**Data block**
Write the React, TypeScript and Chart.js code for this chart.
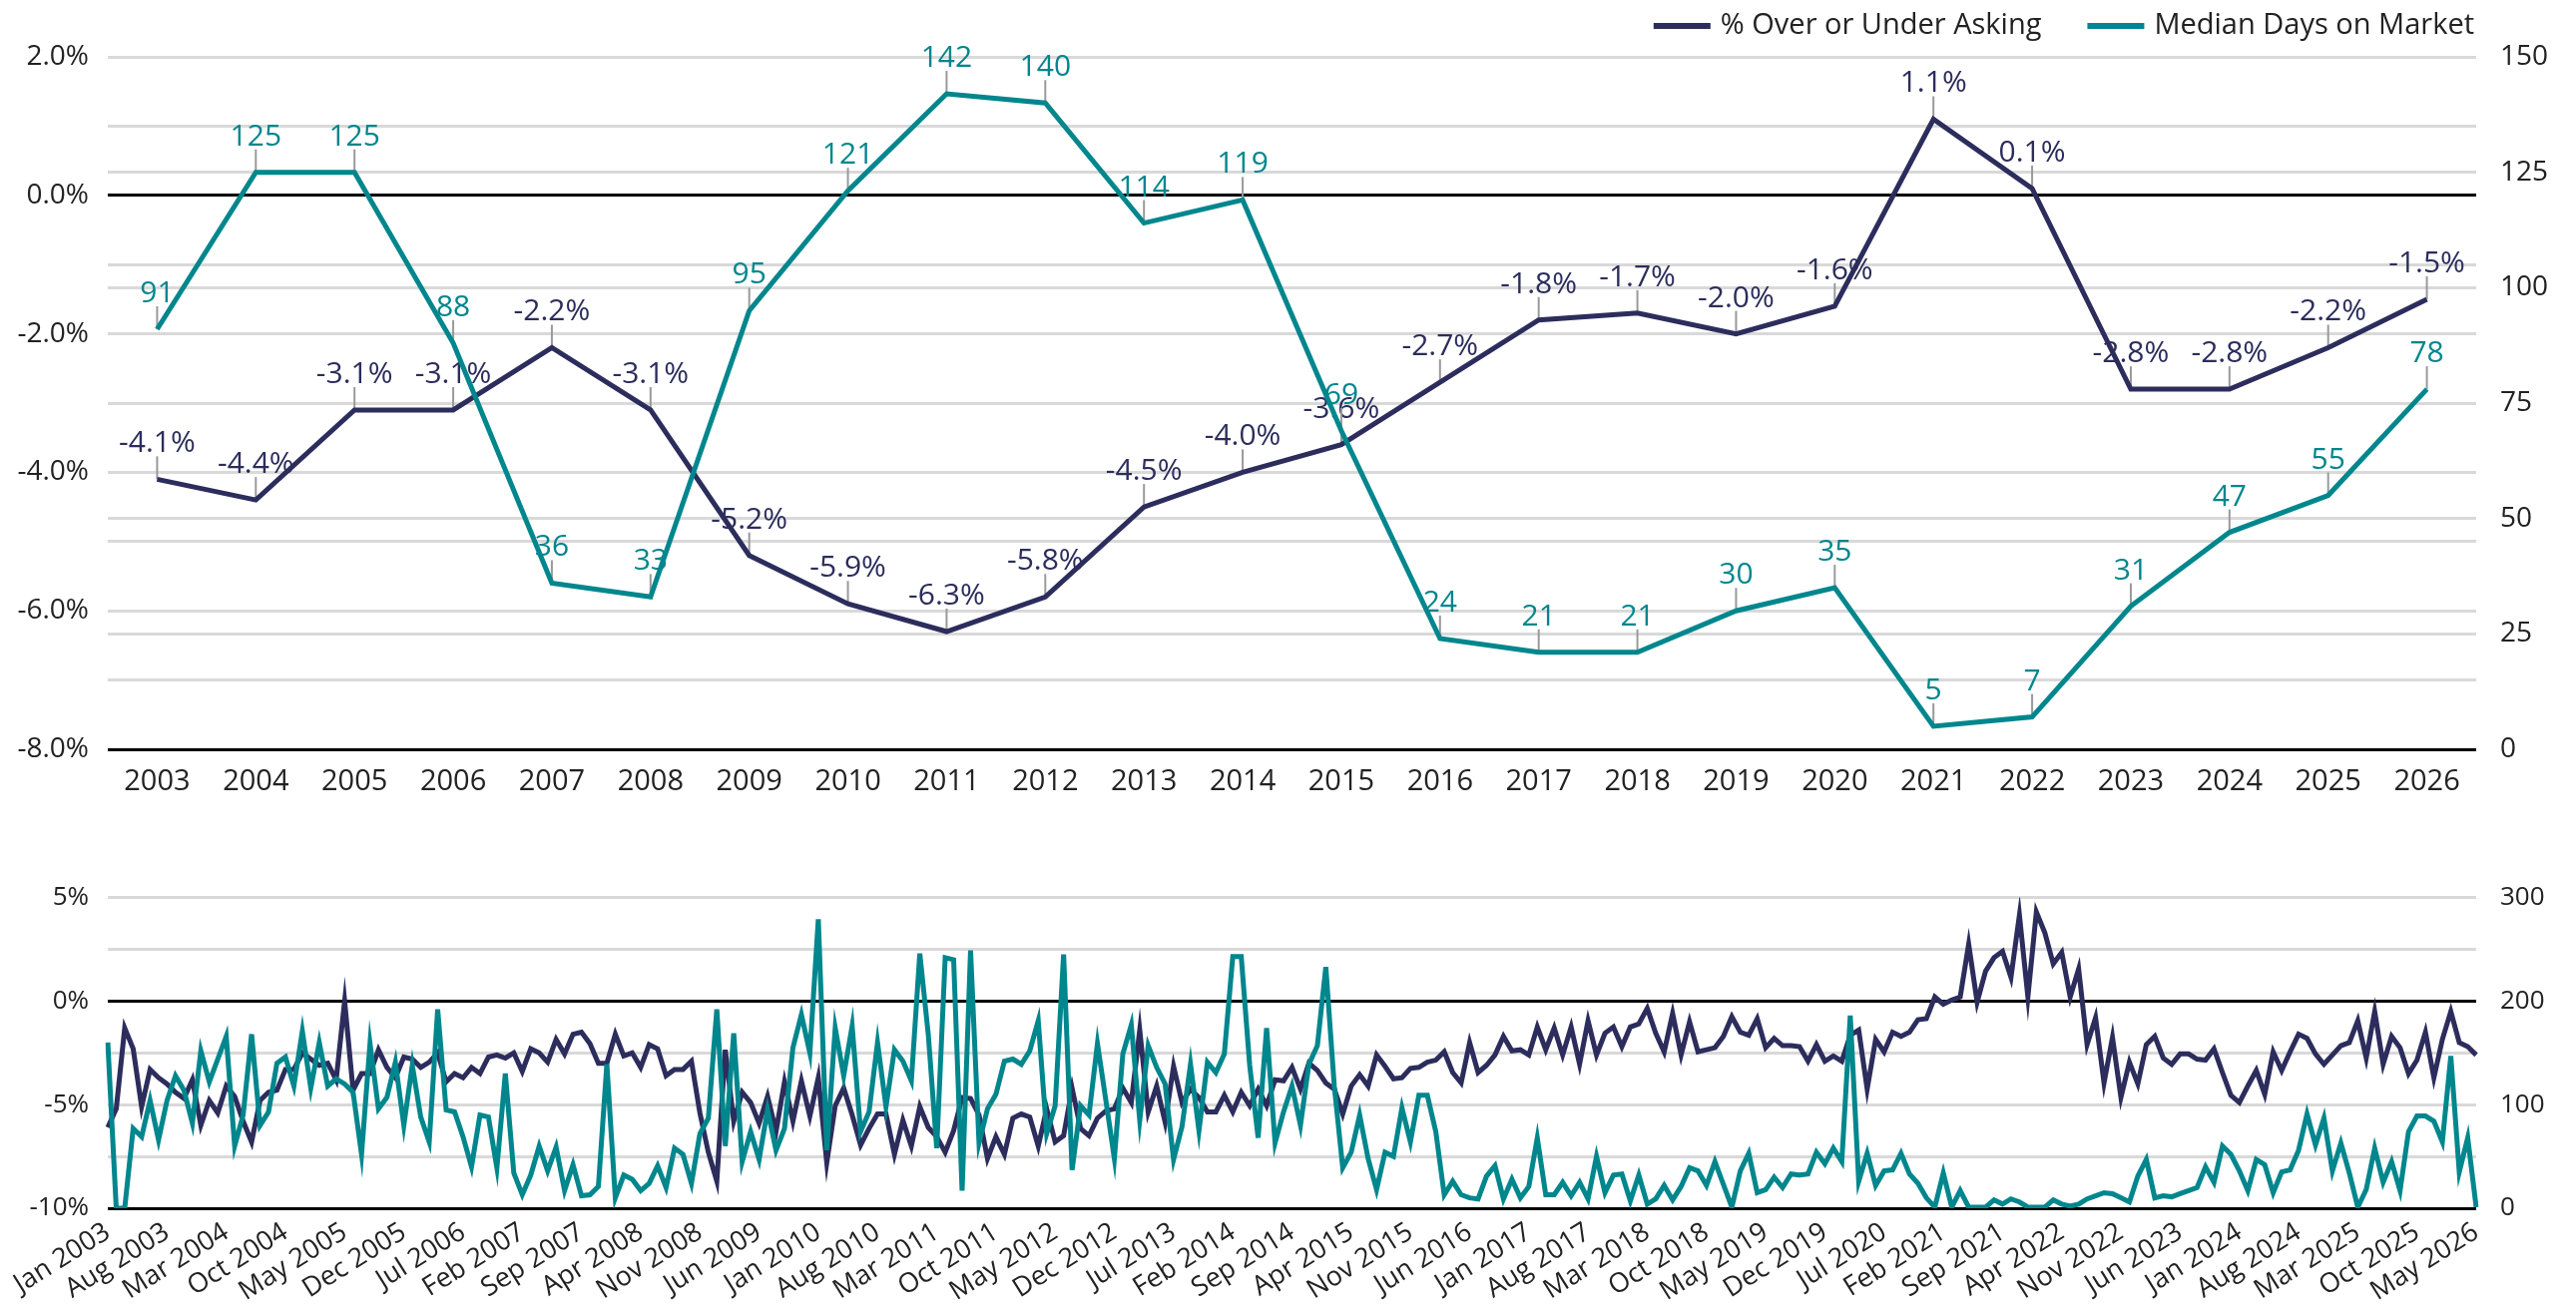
import React, { useEffect, useRef } from 'react';
import { Chart, registerables } from 'chart.js';

Chart.register(...registerables);

const FONT = "'Open Sans', 'Noto Sans', sans-serif";
const NAVY = '#2C2D5C';
const TEAL = '#00868D';
const GRID = '#D9D9D9';
const TEXT = '#222222';

const SERIES_NAMES = ['% Over or Under Asking', 'Median Days on Market'];

// ---- Annual (top chart) ----
const YEARS = ['2003', '2004', '2005', '2006', '2007', '2008', '2009', '2010', '2011', '2012', '2013', '2014',
  '2015', '2016', '2017', '2018', '2019', '2020', '2021', '2022', '2023', '2024', '2025', '2026'];
const OVER_ASKING_ANNUAL = [-4.1, -4.4, -3.1, -3.1, -2.2, -3.1, -5.2, -5.9, -6.3, -5.8, -4.5, -4.0,
  -3.6, -2.7, -1.8, -1.7, -2.0, -1.6, 1.1, 0.1, -2.8, -2.8, -2.2, -1.5];
const DAYS_ANNUAL = [91, 125, 125, 88, 36, 33, 95, 121, 142, 140, 114, 119,
  69, 24, 21, 21, 30, 35, 5, 7, 31, 47, 55, 78];
const LEFT_TICKS_TOP = { min: -8, max: 2, step: 1, labelEvery: 2 };
const RIGHT_TICKS_TOP = { min: 0, max: 150, step: 25 };

// ---- Monthly (bottom chart) ----
const MONTH_NAMES = ['Jan', 'Feb', 'Mar', 'Apr', 'May', 'Jun', 'Jul', 'Aug', 'Sep', 'Oct', 'Nov', 'Dec'];
const START_YEAR = 2003;
const LABEL_EVERY_N_MONTHS = 7;
const OVER_ASKING_MONTHLY = [
  -6.1, -5.2, -1.3, -2.3, -5.1, -3.3, -3.7, -4.0, -4.4, -4.7, -3.8, -6.0,
  -4.8, -5.4, -4.1, -4.6, -5.8, -6.8, -4.8, -4.4, -4.3, -3.3, -3.3, -2.5,
  -2.8, -3.1, -3.0, -3.8, 0.0, -4.3, -3.5, -3.5, -2.35, -3.2, -3.7, -2.7,
  -2.8, -3.2, -2.95, -2.5, -3.9, -3.5, -3.7, -3.2, -3.5, -2.7, -2.6, -2.75,
  -2.5, -3.4, -2.3, -2.5, -2.95, -1.85, -2.55, -1.6, -1.5, -2.05, -3.0, -3.0,
  -1.6, -2.65, -2.5, -3.2, -2.1, -2.3, -3.6, -3.3, -3.3, -2.9, -5.4, -7.3,
  -8.7, -2.35, -5.8, -4.4, -4.9, -5.9, -4.6, -6.3, -3.9, -5.8, -3.85, -5.55,
  -3.7, -7.8, -5.05, -4.2, -5.5, -6.95, -6.15, -5.45, -5.45, -7.4, -5.75, -7.0,
  -5.1, -6.1, -6.55, -7.3, -6.25, -4.65, -4.7, -5.5, -7.6, -6.55, -7.4, -5.65,
  -5.45, -5.6, -7.0, -5.2, -6.8, -6.5, -4.2, -6.15, -6.5, -5.65, -5.3, -5.2,
  -4.2, -4.9, -1.4, -5.35, -4.1, -5.85, -3.15, -4.9, -4.25, -4.65, -5.35, -5.35,
  -4.55, -5.35, -4.4, -5.05, -4.25, -5.05, -3.8, -3.85, -3.2, -4.25, -3.0, -3.35,
  -3.95, -4.25, -5.45, -4.1, -3.55, -4.1, -2.6, -3.15, -3.75, -3.7, -3.25, -3.2,
  -2.95, -2.85, -2.45, -3.45, -3.95, -2.0, -3.45, -3.1, -2.6, -1.7, -2.4, -2.35,
  -2.6, -1.25, -2.35, -1.3, -2.6, -1.25, -3.05, -0.95, -2.6, -1.55, -1.25, -2.2,
  -1.25, -1.1, -0.35, -1.55, -2.45, -0.6, -2.6, -1.0, -2.45, -2.35, -2.25, -1.7,
  -0.75, -1.5, -1.65, -0.85, -2.25, -1.8, -2.15, -2.15, -2.2, -2.9, -2.1, -2.9,
  -2.65, -2.9, -1.65, -1.4, -4.25, -1.85, -2.45, -1.5, -1.7, -1.5, -0.9, -0.85,
  0.2, -0.15, 0.05, 0.2, 2.75, -0.05, 1.45, 2.1, 2.4, 1.15, 4.15, 0.2,
  4.3, 3.3, 1.8, 2.35, 0.2, 1.55, -2.1, -0.8, -3.95, -1.75, -4.65, -2.95,
  -4.0, -2.1, -1.7, -2.75, -3.05, -2.55, -2.55, -2.8, -2.85, -2.3, -3.45, -4.55,
  -4.9, -4.1, -3.35, -4.5, -2.45, -3.35, -2.45, -1.6, -1.8, -2.55, -3.05, -2.6,
  -2.15, -2.0, -0.95, -2.75, -0.5, -3.05, -1.7, -2.25, -3.5, -2.85, -1.5, -3.7,
  -1.85, -0.5, -2.0, -2.2, -2.6,
];
const DAYS_MONTHLY = [
  160, 0, 0, 77, 69, 104, 66, 104, 128, 114, 82, 152,
  122, 144, 166, 60, 90, 168, 80, 93, 140, 146, 118, 171,
  116, 160, 118, 125, 120, 112, 52, 159, 96, 107, 141, 80,
  138, 88, 64, 192, 95, 93, 69, 40, 90, 88, 39, 130,
  34, 13, 32, 60, 36, 59, 17, 42, 12, 13, 21, 139,
  10, 32, 28, 17, 24, 41, 20, 58, 52, 24, 72, 87,
  192, 60, 169, 45, 74, 47, 95, 56, 77, 155, 187, 150,
  279, 56, 174, 128, 176, 74, 93, 160, 98, 153, 142, 123,
  246, 168, 58, 242, 240, 17, 249, 63, 96, 110, 142, 144,
  139, 152, 181, 72, 99, 245, 37, 99, 90, 159, 104, 48,
  149, 177, 85, 157, 136, 120, 47, 79, 139, 75, 141, 131,
  149, 243, 243, 138, 68, 174, 63, 93, 118, 80, 139, 157,
  233, 118, 39, 54, 90, 48, 18, 54, 50, 97, 64, 109,
  109, 74, 13, 26, 13, 10, 9, 31, 41, 9, 28, 10,
  21, 68, 13, 13, 25, 12, 25, 9, 50, 15, 32, 33,
  7, 32, 4, 9, 22, 8, 21, 39, 36, 22, 45, 23,
  1, 36, 53, 15, 18, 30, 20, 33, 32, 33, 54, 43,
  58, 45, 186, 26, 53, 22, 36, 37, 53, 33, 24, 10,
  1, 34, 1, 17, 1, 1, 1, 8, 4, 9, 6, 1,
  1, 1, 8, 4, 2, 4, 9, 12, 15, 14, 10, 6,
  31, 47, 10, 12, 11, 14, 17, 20, 40, 25, 60, 52,
  36, 17, 47, 42, 15, 35, 37, 56, 91, 61, 87, 36,
  63, 34, 1, 18, 58, 25, 45, 17, 74, 89, 89, 84,
  64, 147, 35, 68, 1,
];
const LEFT_TICKS_BOTTOM = { min: -10, max: 5, step: 2.5, labelEvery: 5 };
const RIGHT_TICKS_BOTTOM = { min: 0, max: 300, step: 100 };

const MONTH_LABELS: string[] = OVER_ASKING_MONTHLY.map(
  (_, i) => `${MONTH_NAMES[i % 12]} ${START_YEAR + Math.floor(i / 12)}`
);

const CANVAS_W = 2581;
const TOP_H = 805;
const BOTTOM_TOP = 860;
const BOTTOM_H = 450;

const legendPlugin = {
  id: 'rightLegend',
  afterDraw(chart: any) {
    const ctx = chart.ctx;
    const area = chart.chartArea;
    ctx.save();
    ctx.font = `400 29px ${FONT}`;
    ctx.textBaseline = 'middle';
    ctx.textAlign = 'left';
    const y = 26;
    const swatch = 57;
    const gapText = 10;
    const gapItem = 46;
    const items = chart.data.datasets.map((ds: any) => ({
      text: ds.label,
      color: ds.borderColor,
      w: ctx.measureText(ds.label).width,
    }));
    const total = items.reduce((s: number, it: any) => s + swatch + gapText + it.w, 0) + gapItem * (items.length - 1);
    let x = area.right - 2 - total;
    items.forEach((it: any) => {
      ctx.fillStyle = it.color;
      ctx.fillRect(x, y - 3, swatch, 6);
      x += swatch + gapText;
      ctx.fillStyle = TEXT;
      ctx.fillText(it.text, x, y);
      x += it.w + gapItem;
    });
    ctx.restore();
  },
};

const pointLabelPlugin = {
  id: 'pointLabels',
  beforeDatasetsDraw(chart: any) {
    const ctx = chart.ctx;
    ctx.save();
    chart.data.datasets.forEach((ds: any, di: number) => {
      const meta = chart.getDatasetMeta(di);
      meta.data.forEach((pt: any, i: number) => {
        const v = ds.data[i];
        const { x, y } = pt;
        ctx.strokeStyle = '#9A9A9A';
        ctx.lineWidth = 2;
        ctx.beginPath();
        ctx.moveTo(x, y);
        ctx.lineTo(x, y - 23);
        ctx.stroke();
        ctx.fillStyle = ds.borderColor;
        ctx.font = `400 30px ${FONT}`;
        ctx.textAlign = 'center';
        ctx.textBaseline = 'alphabetic';
        const text = ds.yAxisID === 'y' ? `${v.toFixed(1)}%` : String(v);
        ctx.fillText(text, x, y - 27);
      });
    });
    ctx.restore();
  },
};

function isNear(a: number, b: number) {
  return Math.abs(a - b) < 1e-6;
}

export default function App() {
  const topRef = useRef<HTMLCanvasElement>(null);
  const bottomRef = useRef<HTMLCanvasElement>(null);

  useEffect(() => {
    Chart.defaults.font.family = FONT;

    const top = new Chart(topRef.current as HTMLCanvasElement, {
      type: 'line',
      data: {
        labels: YEARS,
        datasets: [
          {
            label: SERIES_NAMES[0],
            data: OVER_ASKING_ANNUAL,
            borderColor: NAVY,
            backgroundColor: NAVY,
            borderWidth: 5,
            pointRadius: 0,
            yAxisID: 'y',
            order: 1,
          },
          {
            label: SERIES_NAMES[1],
            data: DAYS_ANNUAL,
            borderColor: TEAL,
            backgroundColor: TEAL,
            borderWidth: 5,
            pointRadius: 0,
            yAxisID: 'y1',
            order: 0,
          },
        ],
      },
      options: {
        responsive: false,
        animation: false,
        layout: { padding: { top: 57, left: 0, right: 0, bottom: 0 } },
        plugins: { legend: { display: false }, tooltip: { enabled: false } },
        scales: {
          x: {
            offset: true,
            grid: { display: false, drawTicks: false },
            border: { display: false },
            ticks: { color: TEXT, font: { size: 29 }, padding: 15, maxRotation: 0, autoSkip: false },
            afterFit: (s: any) => { s.height = 54; },
          },
          y: {
            position: 'left',
            min: LEFT_TICKS_TOP.min,
            max: LEFT_TICKS_TOP.max,
            ticks: {
              stepSize: LEFT_TICKS_TOP.step,
              color: TEXT,
              font: { size: 28 },
              padding: 19,
              callback: (v: any) => (isNear(v % LEFT_TICKS_TOP.labelEvery, 0) ? `${Number(v).toFixed(1)}%` : ''),
            },
            grid: {
              drawTicks: false,
              lineWidth: 3,
              color: (c: any) => (isNear(c.tick.value, 0) || isNear(c.tick.value, LEFT_TICKS_TOP.min) ? '#000000' : GRID),
            },
            border: { display: false },
            afterFit: (s: any) => { s.width = 108; },
          },
          y1: {
            position: 'right',
            min: RIGHT_TICKS_TOP.min,
            max: RIGHT_TICKS_TOP.max,
            ticks: { stepSize: RIGHT_TICKS_TOP.step, color: TEXT, font: { size: 28 }, padding: 24 },
            grid: {
              drawTicks: false,
              lineWidth: 3,
              color: (c: any) => (isNear(c.tick.value, RIGHT_TICKS_TOP.min) || isNear(c.tick.value, RIGHT_TICKS_TOP.max) ? 'rgba(0,0,0,0)' : GRID),
            },
            border: { display: false },
            afterFit: (s: any) => { s.width = CANVAS_W - 2481; },
          },
        },
      } as any,
      plugins: [legendPlugin, pointLabelPlugin],
    });

    const bottom = new Chart(bottomRef.current as HTMLCanvasElement, {
      type: 'line',
      data: {
        labels: MONTH_LABELS,
        datasets: [
          {
            label: SERIES_NAMES[0],
            data: OVER_ASKING_MONTHLY,
            borderColor: NAVY,
            backgroundColor: NAVY,
            borderWidth: 5,
            pointRadius: 0,
            yAxisID: 'y',
            order: 1,
          },
          {
            label: SERIES_NAMES[1],
            data: DAYS_MONTHLY,
            borderColor: TEAL,
            backgroundColor: TEAL,
            borderWidth: 5,
            pointRadius: 0,
            yAxisID: 'y1',
            order: 0,
          },
        ],
      },
      options: {
        responsive: false,
        animation: false,
        layout: { padding: { top: 37, left: 0, right: 0, bottom: 0 } },
        plugins: { legend: { display: false }, tooltip: { enabled: false } },
        scales: {
          x: {
            grid: { display: false, drawTicks: false },
            border: { display: false },
            ticks: {
              color: TEXT,
              font: { size: 27 },
              padding: 8,
              autoSkip: false,
              minRotation: 32,
              maxRotation: 32,
              callback: (_v: any, i: number) => (i % LABEL_EVERY_N_MONTHS === 0 ? MONTH_LABELS[i] : null),
            },
            afterFit: (s: any) => { s.height = BOTTOM_TOP + BOTTOM_H - 1211; },
          },
          y: {
            position: 'left',
            min: LEFT_TICKS_BOTTOM.min,
            max: LEFT_TICKS_BOTTOM.max,
            ticks: {
              stepSize: LEFT_TICKS_BOTTOM.step,
              color: TEXT,
              font: { size: 26 },
              padding: 19,
              callback: (v: any) => (isNear(v % LEFT_TICKS_BOTTOM.labelEvery, 0) ? `${v}%` : ''),
            },
            grid: {
              drawTicks: false,
              lineWidth: 3,
              color: (c: any) => (isNear(c.tick.value, 0) || isNear(c.tick.value, LEFT_TICKS_BOTTOM.min) ? '#000000' : GRID),
            },
            border: { display: false },
            afterFit: (s: any) => { s.width = 108; },
          },
          y1: {
            position: 'right',
            min: RIGHT_TICKS_BOTTOM.min,
            max: RIGHT_TICKS_BOTTOM.max,
            ticks: { stepSize: RIGHT_TICKS_BOTTOM.step, color: TEXT, font: { size: 26 }, padding: 24 },
            grid: { drawOnChartArea: false, drawTicks: false },
            border: { display: false },
            afterFit: (s: any) => { s.width = CANVAS_W - 2481; },
          },
        },
      } as any,
    });

    return () => {
      top.destroy();
      bottom.destroy();
    };
  }, []);

  return (
    <div style={{ position: 'absolute', left: 0, top: 0, width: CANVAS_W, height: 1310, background: '#ffffff' }}>
      <canvas ref={topRef} width={CANVAS_W} height={TOP_H} style={{ position: 'absolute', left: 0, top: 0, display: 'block' }} />
      <canvas ref={bottomRef} width={CANVAS_W} height={BOTTOM_H} style={{ position: 'absolute', left: 0, top: BOTTOM_TOP, display: 'block' }} />
    </div>
  );
}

**Required work**
Exactly as written, please give again the lines from the beginning of the listing through the line containing "const SERIES_NAMES = ['%", inclusive, without any pictures.

**Solution to this exercise**
Write the React, TypeScript and Chart.js code for this chart.
import React, { useEffect, useRef } from 'react';
import { Chart, registerables } from 'chart.js';

Chart.register(...registerables);

const FONT = "'Open Sans', 'Noto Sans', sans-serif";
const NAVY = '#2C2D5C';
const TEAL = '#00868D';
const GRID = '#D9D9D9';
const TEXT = '#222222';

const SERIES_NAMES = ['% Over or Under Asking', 'Median Days on Market'];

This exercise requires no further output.